Philippe Kuhn accompagne ainsi Françoise Gutmann depuis plusieurs mois dans l’écriture de son projet. « Il m’aide beaucoup à mieux communiquer, et à présenter mon projet. Byfurk va aussi m’aider à me faire un réseau, et surtout à vivre de ce que je fais grâce au financement participatif ». La quinquagénaire intervenait jusque-là de façon bénévole.
Aux côtés de Françoise, on trouve également Anaïs Meyer qui lance son activité de plantation et diffusion du safran à Strasbourg. « Elle cherche à réduire les trajets de cette épice, à la faire pousser sans eau et avec le moins d’énergie fossile possible », explique Philippe Kuhn.
Il y a aussi Justine Rist, une jeune cuisinière végétarienne et végétalienne baroudeuse de 33 ans. Après avoir vécu au Japon, en Australie ou encore en Autriche, la Strasbourgeoise a décidé de revenir chez elle au printemps dernier. Avec un objectif : faire connaître et aimer la cuisine végétarienne et végétalienne.
« Je ne comprends pas pourquoi tellement peu de gens s’y intéressent, notamment dans le monde de la cuisine, alors que c’est une cuisine plus écologique et plus inclusive car tout le monde peut la goûter.
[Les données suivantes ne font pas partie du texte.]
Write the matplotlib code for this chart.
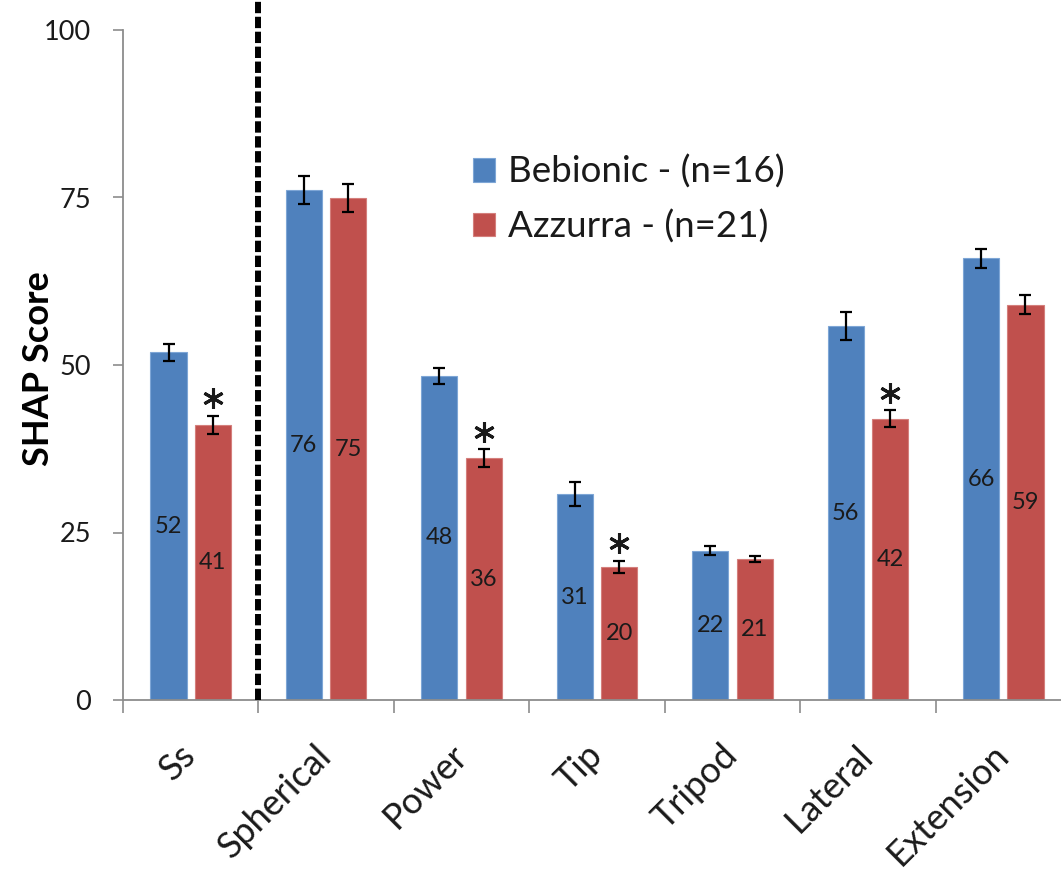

Bref, c’est une cuisine qui rassemble et qui peut être ultra-créative. »
Si la jeune femme en est encore à la phase d’écriture de son projet, et a un peu de mal à expliquer concrètement comment elle compte s’y prendre pour démocratiser cette cuisine, elle sait qu’elle veut s’adresser à la fois aux chefs, mais aussi aux écoles et aux centres d’apprentissage, et pourquoi pas toucher également le grand public à travers des évènements. « Il faut éduquer les chefs et le grand public, leur expliquer pourquoi il est important de manger végétal pour la planète ».